This New York Times article is more based in visual art than literature, but it’s a fascinating look at what’s going on with copyright issues. One quote that struck me:
““For the generation that I spend my days with, there’s not even any ideological baggage that comes along with appropriation anymore,” said Stephen Frailey, an artist whose work has used appropriation and who runs the undergraduate photography program at the School of Visual Arts in Manhattan. “They feel that once an image goes into a shared digital space, it’s just there for them to change, to elaborate on, to add to, to improve, to do whatever they want with it. They don’t see this as a subversive act. They see the Internet as a collaborative community and everything on it as raw material.”“
I see a lot of truth in that. Images get passed around sites like Pinterest or Tumblr, maybe edited, maybe without a link to the source material. I’m sure that’s frustrating to artists (you want to be credited for your work) but a lot of times things are passed around because people enjoy them and are inspired by them in some way. If we cut off the possibility of sharing, does that hinder potential creativity? And what can artists do with these images? What kind of value needs to be added to a image for it to be new and fresh in some way, so the second artist has made it his/her own? Lawyer Daniel Brooks argues:
“It can’t just be random, that he ‘liked it,’ because there’s no practical boundary to that.”
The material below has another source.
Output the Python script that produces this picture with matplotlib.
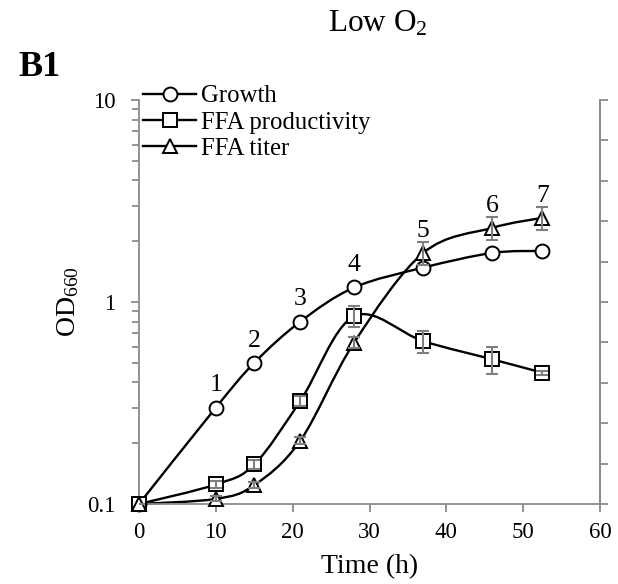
import numpy as np
import matplotlib
matplotlib.use("Agg")
import matplotlib.pyplot as plt
from matplotlib.path import Path
from matplotlib.patches import PathPatch
from matplotlib.lines import Line2D
from matplotlib.ticker import FixedLocator, NullFormatter

plt.rcParams["font.family"] = ["Liberation Serif", "DejaVu Serif"]
plt.rcParams["mathtext.fontset"] = "custom"
plt.rcParams["mathtext.rm"] = "Liberation Serif"
plt.rcParams["mathtext.it"] = "Liberation Serif:italic"
plt.rcParams["mathtext.bf"] = "Liberation Serif:bold"

# Culture data (low O2 condition)
time_h = [0, 10, 15, 21, 28, 37, 46, 52.5]
growth = [0.1, 0.30, 0.50, 0.80, 1.18, 1.48, 1.75, 1.79]
ffa_prod = [0.1, 0.125, 0.157, 0.324, 0.85, 0.64, 0.52, 0.447]
ffa_prod_err = [0, 0.005, 0.008, 0.02, 0.10, 0.08, 0.08, 0.01]
ffa_titer = [0.1, 0.106, 0.124, 0.206, 0.63, 1.75, 2.33, 2.61]
ffa_titer_err = [0, 0.003, 0.004, 0.008, 0.04, 0.23, 0.30, 0.35]

# Sampling-point numbers and the series each one is written above
sample_labels = ["1", "2", "3", "4", "5", "6", "7"]
sample_series = ["growth", "growth", "growth", "growth", "titer", "titer", "titer"]

series_names = ["Growth", "FFA productivity", "FFA titer"]
x_ticks = [0, 10, 20, 30, 40, 50, 60]
y_ticks = [0.1, 1, 10]
y_tick_labels = ["0.1", "1", "10"]

GRAY = "#8a8a8a"


def smooth_path(x, y):
    """Catmull-Rom style Bezier through the points, built in (x, log10 y)."""
    pts = np.column_stack([np.asarray(x, float), np.log10(np.asarray(y, float))])
    n = len(pts)
    verts = [pts[0]]
    codes = [Path.MOVETO]
    for i in range(n - 1):
        p0 = pts[max(i - 1, 0)]
        p1 = pts[i]
        p2 = pts[i + 1]
        p3 = pts[min(i + 2, n - 1)]
        c1 = p1 + (p2 - p0) / 6.0
        c2 = p2 - (p3 - p1) / 6.0
        verts += [c1, c2, p2]
        codes += [Path.CURVE4] * 3
    v = np.array(verts)
    v[:, 1] = 10 ** v[:, 1]
    return Path(v, codes)


fig = plt.figure(figsize=(6.18, 5.84), dpi=100)
ax = fig.add_axes([139 / 618, 80 / 584, 461 / 618, 404 / 584])

marker_kw = dict(linestyle="none", ms=10, mfc="white", mec="black", mew=1.4,
                 zorder=3, clip_on=False)
line_kw = dict(fill=False, ec="black", lw=1.7, zorder=2, clip_on=False)

for yvals, mk in [(growth, "o"), (ffa_prod, "s"), (ffa_titer, "^")]:
    ax.add_patch(PathPatch(smooth_path(time_h, yvals), **line_kw))
    ax.plot(time_h, yvals, marker=mk, **marker_kw)

err_kw = dict(fmt="none", ecolor="#7f7f7f", elinewidth=1.5, capsize=4,
              capthick=1.5, zorder=4)
ax.errorbar(time_h, ffa_prod, yerr=ffa_prod_err, **err_kw)
ax.errorbar(time_h, ffa_titer, yerr=ffa_titer_err, **err_kw)

# Sampling point numbers
series_lookup = {"growth": growth, "titer": ffa_titer}
for i, (lab, s) in enumerate(zip(sample_labels, sample_series)):
    idx = i + 1
    ax.annotate(lab, (time_h[idx], series_lookup[s][idx]),
                xytext=(0, 16), textcoords="offset points",
                ha="center", va="center", fontsize=18.5)

ax.set_yscale("log")
ax.set_xlim(0, 60)
ax.set_ylim(0.1, 10)
ax.set_xticks(x_ticks)
ax.set_xticklabels([str(t) for t in x_ticks])
ax.yaxis.set_major_locator(FixedLocator(y_ticks))
ax.set_yticklabels(y_tick_labels)
minor = [m * 10.0 ** e for e in (-1, 0) for m in range(2, 10)]
ax.yaxis.set_minor_locator(FixedLocator(minor))
ax.yaxis.set_minor_formatter(NullFormatter())

for sp in ["left", "bottom", "right"]:
    ax.spines[sp].set_color(GRAY)
    ax.spines[sp].set_linewidth(1.3)
ax.spines["top"].set_visible(False)
ax.tick_params(axis="both", which="major", direction="out", length=6,
               width=1.3, color=GRAY, labelsize=16.5)
ax.tick_params(axis="y", which="minor", direction="out", length=5,
               width=1.3, color=GRAY)
ax.tick_params(axis="y", which="both", pad=11)
ax.tick_params(axis="x", pad=7)

ax.set_xlabel("Time (h)", fontsize=20, labelpad=8)
ax.set_ylabel(r"OD$_{660}$", fontsize=20, labelpad=4)

# Secondary axis: unlabeled linear ticks
ax2 = ax.twinx()
ax2.set_ylim(0, 10)
ax2.set_yticks(range(11))
ax2.set_yticklabels([])
for sp in ["left", "bottom", "top"]:
    ax2.spines[sp].set_visible(False)
ax2.spines["right"].set_color(GRAY)
ax2.spines["right"].set_linewidth(1.3)
ax2.tick_params(axis="y", direction="out", length=6, width=1.3, color=GRAY)

handles = [
    Line2D([], [], color="black", lw=1.7, marker=m, ms=10, mfc="white",
           mec="black", mew=1.4)
    for m in ["o", "s", "^"]
]
fig.legend(handles, series_names, loc="upper left",
           bbox_to_anchor=(143 / 618, 1 - 85 / 584), frameon=False,
           fontsize=17.8, handlelength=2.15, handletextpad=0.2,
           labelspacing=0.16, borderpad=0, borderaxespad=0)

fig.text(378 / 618, 1 - 32 / 584, r"Low O$_2$", fontsize=22.5,
         ha="center", va="baseline")
fig.text(18 / 618, 1 - 67 / 584, "B1", fontsize=26, fontweight="bold",
         ha="left", va="center")

fig.savefig("out.png", dpi=100)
It’s a hard look at what the design and creation process actually is. Is it wrong for an artist to include something because he “likes” it or because he finds that it adds an aesthetic value to his work without it necessarily commenting on the original? Part of me wants to allow that kind of creation process, but another agrees with Brooks–it’s a slipper slope for the people who are creating these images in the first place.
The whole article is worth checking out. I’m very curious to see how copyright law will address these issues, but I don’t think anything will be cleared up anytime soon.
0 thoughts on “Copy, Paste”
You hit the point exactly and I share the same sentiments. Artists should produce their works because they love what they do, recognition never comes from wanting, it comes from doing good work. If you do enough good work, you will get recognise, and people cannot steal everything from you.
Copyright kills creativity and innovation.
(if someone took my work and publicise it and make it popular, I don’t care if they take the credit for it. If my work helped other people, and made them happy, if my work changes people for the better, why does credit matter?)